Коммуна как она есть
26 марта 1871 г. состоялись выборы в Коммунальный совет Парижа, или, проще говоря, в Коммуну. Правительство под предводительством Тьера, обосновавшееся в Версале, новую столичную власть не признало. Началась гражданская война, которая с обеих сторон шла с повышенной жестокостью, расстрелом пленных, взятием заложников…
Париж почти сразу оказался в осаде. Прусская армия только блокировала город, предоставив всю грязную работу версальцам — войскам Тьера. Правительственные войска были неплохо организованы. Коммунары же делились на 3 фракции: неоякобинцев, социалистов и анархистов, которые трудились, как лебедь, рак и щука.

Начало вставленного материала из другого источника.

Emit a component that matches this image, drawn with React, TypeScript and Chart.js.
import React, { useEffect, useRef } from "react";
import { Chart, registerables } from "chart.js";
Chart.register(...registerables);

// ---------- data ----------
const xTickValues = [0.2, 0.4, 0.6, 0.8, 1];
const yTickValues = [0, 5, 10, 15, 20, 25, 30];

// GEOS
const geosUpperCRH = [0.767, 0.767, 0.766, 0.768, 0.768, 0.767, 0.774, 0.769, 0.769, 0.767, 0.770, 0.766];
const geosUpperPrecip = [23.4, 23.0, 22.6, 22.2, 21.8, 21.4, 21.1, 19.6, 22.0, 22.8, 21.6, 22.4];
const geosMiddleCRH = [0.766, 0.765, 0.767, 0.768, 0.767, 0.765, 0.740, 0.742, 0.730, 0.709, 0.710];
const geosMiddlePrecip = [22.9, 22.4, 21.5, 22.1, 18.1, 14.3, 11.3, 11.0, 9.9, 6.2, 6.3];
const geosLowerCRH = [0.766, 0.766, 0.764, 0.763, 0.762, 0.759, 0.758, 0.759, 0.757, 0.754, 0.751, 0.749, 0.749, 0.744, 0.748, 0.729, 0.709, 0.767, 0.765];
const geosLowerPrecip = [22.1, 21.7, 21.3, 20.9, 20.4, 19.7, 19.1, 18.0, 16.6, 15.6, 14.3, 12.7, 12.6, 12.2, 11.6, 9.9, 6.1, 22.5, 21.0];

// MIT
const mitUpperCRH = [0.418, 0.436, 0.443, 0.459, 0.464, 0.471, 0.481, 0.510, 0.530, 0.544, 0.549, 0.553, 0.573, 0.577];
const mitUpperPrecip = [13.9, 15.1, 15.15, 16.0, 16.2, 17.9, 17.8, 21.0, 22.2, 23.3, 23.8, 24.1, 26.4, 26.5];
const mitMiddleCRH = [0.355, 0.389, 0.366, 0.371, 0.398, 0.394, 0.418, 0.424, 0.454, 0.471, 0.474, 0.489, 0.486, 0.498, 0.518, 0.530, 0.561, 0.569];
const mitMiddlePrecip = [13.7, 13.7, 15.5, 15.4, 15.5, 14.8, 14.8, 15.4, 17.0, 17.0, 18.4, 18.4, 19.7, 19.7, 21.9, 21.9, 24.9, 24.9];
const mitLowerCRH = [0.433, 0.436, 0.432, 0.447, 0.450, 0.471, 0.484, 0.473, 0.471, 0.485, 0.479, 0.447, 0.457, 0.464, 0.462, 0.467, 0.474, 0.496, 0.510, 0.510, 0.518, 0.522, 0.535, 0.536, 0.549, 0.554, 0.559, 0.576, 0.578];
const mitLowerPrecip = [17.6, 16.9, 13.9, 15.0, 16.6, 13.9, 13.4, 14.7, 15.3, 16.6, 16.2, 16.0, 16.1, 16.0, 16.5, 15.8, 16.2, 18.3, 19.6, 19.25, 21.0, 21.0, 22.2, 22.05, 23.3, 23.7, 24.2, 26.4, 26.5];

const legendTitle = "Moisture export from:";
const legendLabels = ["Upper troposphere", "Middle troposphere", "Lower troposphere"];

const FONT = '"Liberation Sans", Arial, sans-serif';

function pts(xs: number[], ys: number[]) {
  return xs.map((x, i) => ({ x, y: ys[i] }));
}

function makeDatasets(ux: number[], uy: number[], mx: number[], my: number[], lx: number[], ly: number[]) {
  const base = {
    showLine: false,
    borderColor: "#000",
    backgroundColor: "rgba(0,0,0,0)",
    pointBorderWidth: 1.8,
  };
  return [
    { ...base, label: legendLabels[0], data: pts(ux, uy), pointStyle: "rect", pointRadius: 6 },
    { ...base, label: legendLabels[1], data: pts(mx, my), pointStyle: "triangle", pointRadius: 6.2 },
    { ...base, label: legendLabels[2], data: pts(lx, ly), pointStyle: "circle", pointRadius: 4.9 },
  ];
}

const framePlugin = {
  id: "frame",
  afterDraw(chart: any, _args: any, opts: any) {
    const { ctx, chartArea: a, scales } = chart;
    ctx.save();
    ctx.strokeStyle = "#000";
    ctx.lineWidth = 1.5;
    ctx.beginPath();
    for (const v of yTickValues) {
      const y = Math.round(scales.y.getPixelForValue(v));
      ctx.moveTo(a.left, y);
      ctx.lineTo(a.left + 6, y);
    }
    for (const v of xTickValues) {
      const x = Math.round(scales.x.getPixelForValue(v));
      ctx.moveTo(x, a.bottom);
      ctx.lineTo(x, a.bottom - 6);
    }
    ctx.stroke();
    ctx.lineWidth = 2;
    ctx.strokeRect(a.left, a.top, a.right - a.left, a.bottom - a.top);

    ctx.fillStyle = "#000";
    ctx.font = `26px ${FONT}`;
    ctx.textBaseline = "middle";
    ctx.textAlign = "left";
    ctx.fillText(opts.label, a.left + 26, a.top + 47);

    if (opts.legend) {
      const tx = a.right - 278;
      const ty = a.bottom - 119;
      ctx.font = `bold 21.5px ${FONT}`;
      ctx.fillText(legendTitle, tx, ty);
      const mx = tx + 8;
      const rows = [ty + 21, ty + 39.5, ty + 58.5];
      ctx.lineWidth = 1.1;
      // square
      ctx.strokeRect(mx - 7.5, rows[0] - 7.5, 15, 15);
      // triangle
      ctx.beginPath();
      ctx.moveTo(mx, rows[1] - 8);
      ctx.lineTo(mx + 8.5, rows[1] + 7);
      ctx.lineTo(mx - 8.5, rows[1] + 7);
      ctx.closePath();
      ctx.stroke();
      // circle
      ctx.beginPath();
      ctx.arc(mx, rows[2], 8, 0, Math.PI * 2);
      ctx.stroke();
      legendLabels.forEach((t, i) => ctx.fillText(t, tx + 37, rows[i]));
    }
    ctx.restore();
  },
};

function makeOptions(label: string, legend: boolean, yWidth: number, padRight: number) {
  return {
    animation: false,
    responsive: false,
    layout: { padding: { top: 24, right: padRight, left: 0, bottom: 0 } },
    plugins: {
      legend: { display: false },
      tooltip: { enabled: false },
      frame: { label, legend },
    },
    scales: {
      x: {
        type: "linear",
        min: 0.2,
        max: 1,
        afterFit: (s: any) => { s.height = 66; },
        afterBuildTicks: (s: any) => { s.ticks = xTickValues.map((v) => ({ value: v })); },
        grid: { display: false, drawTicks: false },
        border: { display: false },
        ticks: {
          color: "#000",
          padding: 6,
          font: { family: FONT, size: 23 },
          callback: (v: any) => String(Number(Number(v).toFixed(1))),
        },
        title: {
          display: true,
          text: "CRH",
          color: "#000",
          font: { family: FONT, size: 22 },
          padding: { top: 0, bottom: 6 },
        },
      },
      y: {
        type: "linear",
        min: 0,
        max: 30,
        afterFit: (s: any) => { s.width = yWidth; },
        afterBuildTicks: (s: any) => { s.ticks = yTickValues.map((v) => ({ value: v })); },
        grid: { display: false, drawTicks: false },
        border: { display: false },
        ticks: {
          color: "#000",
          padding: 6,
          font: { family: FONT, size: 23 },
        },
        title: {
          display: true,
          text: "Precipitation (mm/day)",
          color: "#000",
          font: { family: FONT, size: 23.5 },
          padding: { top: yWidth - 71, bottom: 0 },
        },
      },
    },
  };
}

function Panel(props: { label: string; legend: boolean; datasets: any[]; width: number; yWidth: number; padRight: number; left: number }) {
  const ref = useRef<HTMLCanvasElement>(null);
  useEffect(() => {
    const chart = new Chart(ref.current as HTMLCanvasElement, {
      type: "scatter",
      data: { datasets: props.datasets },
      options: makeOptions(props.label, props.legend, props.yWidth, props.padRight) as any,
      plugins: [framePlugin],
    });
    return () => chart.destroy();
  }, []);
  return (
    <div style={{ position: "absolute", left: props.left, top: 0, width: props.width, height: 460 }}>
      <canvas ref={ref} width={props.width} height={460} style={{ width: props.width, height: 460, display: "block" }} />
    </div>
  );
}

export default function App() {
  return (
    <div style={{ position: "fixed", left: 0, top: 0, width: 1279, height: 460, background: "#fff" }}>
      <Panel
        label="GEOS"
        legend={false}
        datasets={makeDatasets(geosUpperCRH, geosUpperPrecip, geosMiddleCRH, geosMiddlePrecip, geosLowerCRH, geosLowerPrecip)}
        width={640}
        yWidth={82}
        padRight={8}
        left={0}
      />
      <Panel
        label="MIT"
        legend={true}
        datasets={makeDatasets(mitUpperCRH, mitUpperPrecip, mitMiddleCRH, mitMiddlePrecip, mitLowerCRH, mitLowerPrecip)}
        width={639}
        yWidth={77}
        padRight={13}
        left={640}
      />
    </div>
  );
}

Огромный город оказался отрезанным от остальной страны. К концу осады кошки стоили по 20 франков, за одну крысу давали 3 франка, за ворону — 5.

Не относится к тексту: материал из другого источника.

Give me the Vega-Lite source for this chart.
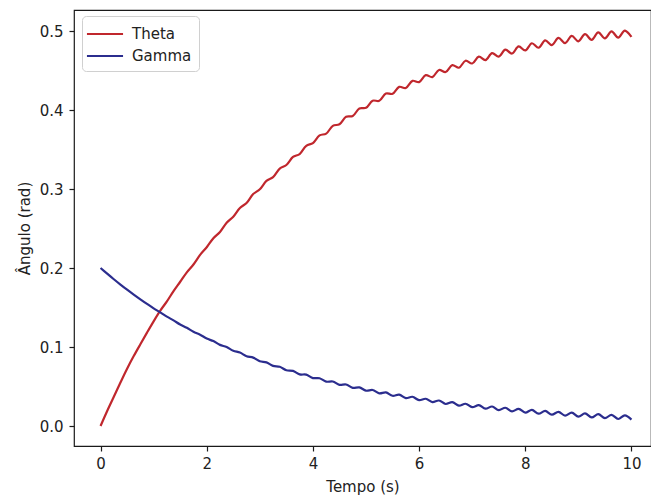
{
"$schema": "https://vega.github.io/schema/vega-lite/v6.json",
"width": 577, "height": 436,
"autosize": {"type": "none"},
"padding": {"left": 74, "top": 10, "right": 0, "bottom": 50},
"background": "white",
"config": {
 "font": "DejaVu Sans",
 "view": {"stroke": "#1a1a1a", "strokeWidth": 1.2},
 "axis": {"domain": false, "grid": false, "tickColor": "#1a1a1a", "tickWidth": 1.2, "tickSize": 5, "labelFontSize": 15, "labelColor": "#222", "titleFontSize": 15, "titleFontWeight": "normal", "titleColor": "#222", "labelFont": "DejaVu Sans", "titleFont": "DejaVu Sans"}
},
"data": {"values": [
{"t":0,"Theta":0,"Gamma":0.2},
{"t":0.125,"Theta":0.019,"Gamma":0.1928},
{"t":0.25,"Theta":0.037,"Gamma":0.1858},
{"t":0.375,"Theta":0.055,"Gamma":0.1791},
{"t":0.5,"Theta":0.0725,"Gamma":0.1726},
{"t":0.625,"Theta":0.0885,"Gamma":0.1664},
{"t":0.75,"Theta":0.1035,"Gamma":0.1604},
{"t":0.875,"Theta":0.1182,"Gamma":0.1546},
{"t":1,"Theta":0.1325,"Gamma":0.149},
{"t":1.125,"Theta":0.146,"Gamma":0.1438},
{"t":1.25,"Theta":0.1578,"Gamma":0.1384},
{"t":1.375,"Theta":0.1708,"Gamma":0.1337},
{"t":1.5,"Theta":0.1826,"Gamma":0.1285},
{"t":1.625,"Theta":0.1945,"Gamma":0.1243},
{"t":1.75,"Theta":0.2045,"Gamma":0.1192},
{"t":1.875,"Theta":0.2166,"Gamma":0.1156},
{"t":2,"Theta":0.2263,"Gamma":0.1107},
{"t":2.125,"Theta":0.2377,"Gamma":0.1075},
{"t":2.25,"Theta":0.2457,"Gamma":0.1027},
{"t":2.375,"Theta":0.2573,"Gamma":0.1},
{"t":2.5,"Theta":0.265,"Gamma":0.0953},
{"t":2.625,"Theta":0.276,"Gamma":0.093},
{"t":2.75,"Theta":0.2823,"Gamma":0.0884},
{"t":2.875,"Theta":0.2936,"Gamma":0.0866},
{"t":3,"Theta":0.2997,"Gamma":0.082},
{"t":3.125,"Theta":0.3102,"Gamma":0.0806},
{"t":3.25,"Theta":0.315,"Gamma":0.0761},
{"t":3.375,"Theta":0.3258,"Gamma":0.075},
{"t":3.5,"Theta":0.3304,"Gamma":0.0706},
{"t":3.625,"Theta":0.3406,"Gamma":0.0698},
{"t":3.75,"Theta":0.3443,"Gamma":0.0654},
{"t":3.875,"Theta":0.3547,"Gamma":0.065},
{"t":4,"Theta":0.3582,"Gamma":0.0607},
{"t":4.125,"Theta":0.3679,"Gamma":0.0605},
{"t":4.25,"Theta":0.3701,"Gamma":0.0562},
{"t":4.375,"Theta":0.38,"Gamma":0.0563},
{"t":4.5,"Theta":0.382,"Gamma":0.0521},
{"t":4.625,"Theta":0.3914,"Gamma":0.0525},
{"t":4.75,"Theta":0.3924,"Gamma":0.0483},
{"t":4.875,"Theta":0.402,"Gamma":0.0489},
{"t":5,"Theta":0.4028,"Gamma":0.0447},
{"t":5.125,"Theta":0.4118,"Gamma":0.0456},
{"t":5.25,"Theta":0.4116,"Gamma":0.0414},
{"t":5.375,"Theta":0.4209,"Gamma":0.0425},
{"t":5.5,"Theta":0.4205,"Gamma":0.0383},
{"t":5.625,"Theta":0.4293,"Gamma":0.0397},
{"t":5.75,"Theta":0.4279,"Gamma":0.0354},
{"t":5.875,"Theta":0.4369,"Gamma":0.037},
{"t":6,"Theta":0.4353,"Gamma":0.0327},
{"t":6.125,"Theta":0.4441,"Gamma":0.0345},
{"t":6.25,"Theta":0.4417,"Gamma":0.0303},
{"t":6.375,"Theta":0.4507,"Gamma":0.0323},
{"t":6.5,"Theta":0.4481,"Gamma":0.0279},
{"t":6.625,"Theta":0.4568,"Gamma":0.0302},
{"t":6.75,"Theta":0.4535,"Gamma":0.0258},
{"t":6.875,"Theta":0.4624,"Gamma":0.0282},
{"t":7,"Theta":0.4589,"Gamma":0.0238},
{"t":7.125,"Theta":0.4675,"Gamma":0.0264},
{"t":7.25,"Theta":0.4632,"Gamma":0.0219},
{"t":7.375,"Theta":0.4721,"Gamma":0.0247},
{"t":7.5,"Theta":0.4676,"Gamma":0.0202},
{"t":7.625,"Theta":0.4764,"Gamma":0.0231},
{"t":7.75,"Theta":0.4715,"Gamma":0.0185},
{"t":7.875,"Theta":0.4805,"Gamma":0.0217},
{"t":8,"Theta":0.4754,"Gamma":0.017},
{"t":8.125,"Theta":0.4845,"Gamma":0.0204},
{"t":8.25,"Theta":0.4788,"Gamma":0.0156},
{"t":8.375,"Theta":0.4881,"Gamma":0.0191},
{"t":8.5,"Theta":0.4822,"Gamma":0.0143},
{"t":8.625,"Theta":0.4912,"Gamma":0.018},
{"t":8.75,"Theta":0.4846,"Gamma":0.0131},
{"t":8.875,"Theta":0.4938,"Gamma":0.0169},
{"t":9,"Theta":0.487,"Gamma":0.0119},
{"t":9.125,"Theta":0.4961,"Gamma":0.0159},
{"t":9.25,"Theta":0.4888,"Gamma":0.0109},
{"t":9.375,"Theta":0.4982,"Gamma":0.015},
{"t":9.5,"Theta":0.4907,"Gamma":0.0099},
{"t":9.625,"Theta":0.4995,"Gamma":0.0142},
{"t":9.75,"Theta":0.4917,"Gamma":0.0089},
{"t":9.875,"Theta":0.5005,"Gamma":0.0134},
{"t":10,"Theta":0.4925,"Gamma":0.0081}
]},
"transform": [{"fold": ["Theta", "Gamma"], "as": ["serie", "valor"]}],
"mark": {"type": "line", "strokeWidth": 2.2, "interpolate": "catmull-rom", "clip": true},
"encoding": {
 "x": {"field": "t", "type": "quantitative",
  "scale": {"domain": [-0.5, 10.368], "nice": false, "zero": false},
  "axis": {"values": [0, 2, 4, 6, 8, 10], "title": "Tempo (s)", "labelPadding": 5, "titlePadding": 8}},
 "y": {"field": "valor", "type": "quantitative",
  "scale": {"domain": [-0.0253, 0.5266], "nice": false, "zero": false},
  "axis": {"values": [0, 0.1, 0.2, 0.3, 0.4, 0.5], "format": ".1f", "title": "Ângulo (rad)", "labelPadding": 6, "titlePadding": 7}},
 "color": {"field": "serie", "type": "nominal",
  "scale": {"domain": ["Theta", "Gamma"], "range": ["#c0272d", "#2b2d8e"]},
  "legend": {"title": null, "orient": "none", "legendX": 8, "legendY": 6, "symbolType": "M-1.9,0H1.9", "symbolSize": 361, "symbolStrokeWidth": 2.2, "symbolOffset": 5, "labelOffset": 16, "labelFontSize": 15, "labelColor": "#222", "labelFont": "DejaVu Sans", "strokeColor": "#d0d0d0", "fillColor": "white", "cornerRadius": 4, "padding": 7, "rowPadding": 3}}
}
}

По описанию британского журналиста Фредерика Гаррисона, при 300 тыс. гвардейцев боевая численность войск едва достигала 30 тыс. Из них на позициях находилось не более половины, хотя сражались даже женщины и дети.

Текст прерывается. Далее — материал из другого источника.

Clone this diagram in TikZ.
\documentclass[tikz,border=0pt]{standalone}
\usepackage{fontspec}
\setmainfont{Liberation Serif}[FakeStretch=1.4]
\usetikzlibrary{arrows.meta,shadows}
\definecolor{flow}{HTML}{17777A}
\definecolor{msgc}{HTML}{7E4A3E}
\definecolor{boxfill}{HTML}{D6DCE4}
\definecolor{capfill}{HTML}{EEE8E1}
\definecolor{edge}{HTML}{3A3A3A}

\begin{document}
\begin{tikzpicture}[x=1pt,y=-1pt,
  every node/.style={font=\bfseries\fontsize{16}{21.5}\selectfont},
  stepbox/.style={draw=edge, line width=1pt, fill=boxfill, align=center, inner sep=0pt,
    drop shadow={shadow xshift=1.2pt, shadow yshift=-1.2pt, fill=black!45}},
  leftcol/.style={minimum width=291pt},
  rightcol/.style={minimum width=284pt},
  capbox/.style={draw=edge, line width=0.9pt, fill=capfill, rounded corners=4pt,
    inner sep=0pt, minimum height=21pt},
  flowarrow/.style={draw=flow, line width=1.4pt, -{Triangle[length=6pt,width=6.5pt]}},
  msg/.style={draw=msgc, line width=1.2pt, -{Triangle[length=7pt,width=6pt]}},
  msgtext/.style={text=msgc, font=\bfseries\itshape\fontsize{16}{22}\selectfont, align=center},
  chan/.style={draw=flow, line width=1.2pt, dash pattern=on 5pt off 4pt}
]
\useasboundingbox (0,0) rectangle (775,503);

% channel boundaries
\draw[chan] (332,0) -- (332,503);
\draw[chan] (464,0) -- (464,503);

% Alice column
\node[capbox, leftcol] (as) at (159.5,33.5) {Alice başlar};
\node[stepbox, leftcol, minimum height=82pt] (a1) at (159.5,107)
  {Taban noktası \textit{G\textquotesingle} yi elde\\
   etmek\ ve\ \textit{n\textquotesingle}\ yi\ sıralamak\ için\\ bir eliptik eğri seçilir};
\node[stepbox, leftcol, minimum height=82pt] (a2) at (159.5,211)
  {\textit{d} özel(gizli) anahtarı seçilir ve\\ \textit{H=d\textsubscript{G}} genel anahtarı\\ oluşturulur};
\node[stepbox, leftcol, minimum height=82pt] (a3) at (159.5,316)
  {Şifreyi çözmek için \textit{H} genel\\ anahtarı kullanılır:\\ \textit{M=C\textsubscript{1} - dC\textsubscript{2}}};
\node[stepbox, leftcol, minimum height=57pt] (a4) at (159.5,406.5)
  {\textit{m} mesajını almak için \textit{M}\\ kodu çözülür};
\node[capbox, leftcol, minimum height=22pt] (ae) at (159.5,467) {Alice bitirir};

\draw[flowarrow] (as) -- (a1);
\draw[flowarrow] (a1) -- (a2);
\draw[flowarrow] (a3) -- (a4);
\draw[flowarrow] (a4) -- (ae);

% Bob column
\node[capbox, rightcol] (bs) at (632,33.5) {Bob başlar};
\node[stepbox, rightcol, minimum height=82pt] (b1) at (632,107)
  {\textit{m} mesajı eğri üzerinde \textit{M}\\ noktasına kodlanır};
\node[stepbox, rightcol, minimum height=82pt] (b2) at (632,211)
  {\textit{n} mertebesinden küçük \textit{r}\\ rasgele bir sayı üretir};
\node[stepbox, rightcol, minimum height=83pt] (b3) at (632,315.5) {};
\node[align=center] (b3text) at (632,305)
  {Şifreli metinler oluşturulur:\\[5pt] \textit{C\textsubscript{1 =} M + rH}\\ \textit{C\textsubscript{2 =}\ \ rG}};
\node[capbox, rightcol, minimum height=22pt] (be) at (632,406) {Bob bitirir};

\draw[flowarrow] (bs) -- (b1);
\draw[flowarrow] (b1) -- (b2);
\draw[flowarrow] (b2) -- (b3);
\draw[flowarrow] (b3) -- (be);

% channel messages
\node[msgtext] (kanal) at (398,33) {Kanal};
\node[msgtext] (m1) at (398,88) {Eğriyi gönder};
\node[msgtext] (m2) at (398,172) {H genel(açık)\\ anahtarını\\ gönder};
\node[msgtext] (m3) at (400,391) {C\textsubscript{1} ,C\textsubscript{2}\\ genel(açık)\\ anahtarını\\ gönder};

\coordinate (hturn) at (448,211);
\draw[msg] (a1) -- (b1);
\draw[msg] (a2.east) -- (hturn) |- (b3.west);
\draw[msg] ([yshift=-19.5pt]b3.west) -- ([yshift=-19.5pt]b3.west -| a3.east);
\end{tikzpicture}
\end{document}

21 мая версальцы через ворота, которые почему-то не охранялись, ворвались в Париж. Коммунары несколько часов даже не подозревали об этом. Менее суток потребовалось на овладение третью города. Сторонники правительства наступали по всем правилам. Баррикады сметались огнем пушек, саперы при необходимости взрывали дома, которые мешали продвижению вперед. 28 мая была захвачена последняя баррикада на улице Рампоно. История Коммуны, просуществовавшей 72 дня, кончилась. После этого победители без всякого разбирательства казнили от 17 до 35 тыс. человек.
На всех не хватало пуль
Вот как описывает «наведение порядка» Эмиль Золя в романе «Разгром». Один из центральных персонажей книги капрал Жан Маккар, переживший катастрофу под Седаном, оказался в Париже и вступил в Национальную гвардию: «В пятницу вечером, улизнув из казармы и пробираясь с площади Карусели на улицу Орти, Жан невольно присутствовал на улице Ришелье при расстреле коммунаров; это его потрясло. Уже третий день действовали два военных трибунала: первый в Люксембургском дворце, второй в театре Шатле. Осужденных в первом трибунале расстреливали в саду, а осужденных во втором вели в казарму Лобо, и предназначенные для этого взводы версальцев расстреливали их почти в упор во внутреннем дворе. Бойня была ужасней всего именно здесь: погибали мужчины, дети, осужденные по одной улике: достаточно, что руки черны от пороха, на ногах солдатские башмаки; погибали невиновные, схваченные по ложному доносу, жертвы личной мести; они тщетно вопили, стараясь оправдаться, но не могли добиться, чтобы их выслушали; версальцы ставили под дула винтовок как попало целые толпы, столько несчастных людей, что на всех не хватало пуль и раненых добивали ружейными прикладами. Кровь лилась ручьями; мертвецов увозили на телегах с утра до вечера. И в завоеванном городе, по прихоти внезапных вспышек мстительной злобы, производились еще другие расстрелы — перед баррикадами, у стен на безлюдных улицах, у подножия памятников. Жан видел, как обыватели вели женщину и двух мужчин к караульному посту, охранявшему театр Французской комедии. Буржуа оказались еще более жестокими, чем солдаты; появившиеся газеты призывали к истреблению коммунаров».
Национальный торт
Коммуна провозгласила свободу совести — право исповедовать любую религию или не исповедовать никакой. Через несколько лет Франция довольно странно расплатилась с убитыми коммунарами — на Монмартре в их честь построили базилику Святого Сердца Христова — Сакре-Кёр. Тот же Золя называл это помпезное здание в романо-византийском стиле «каменной массой, доминирующей над городом, где началась наша революция». Парижане дали базилике лучшее определение — «национальный торт». Впрочем, потом горожане к Сакре-Кёр привыкли и стали считать такой же достопримечательностью, как построенную 15 годами позднее Эйфелеву башню.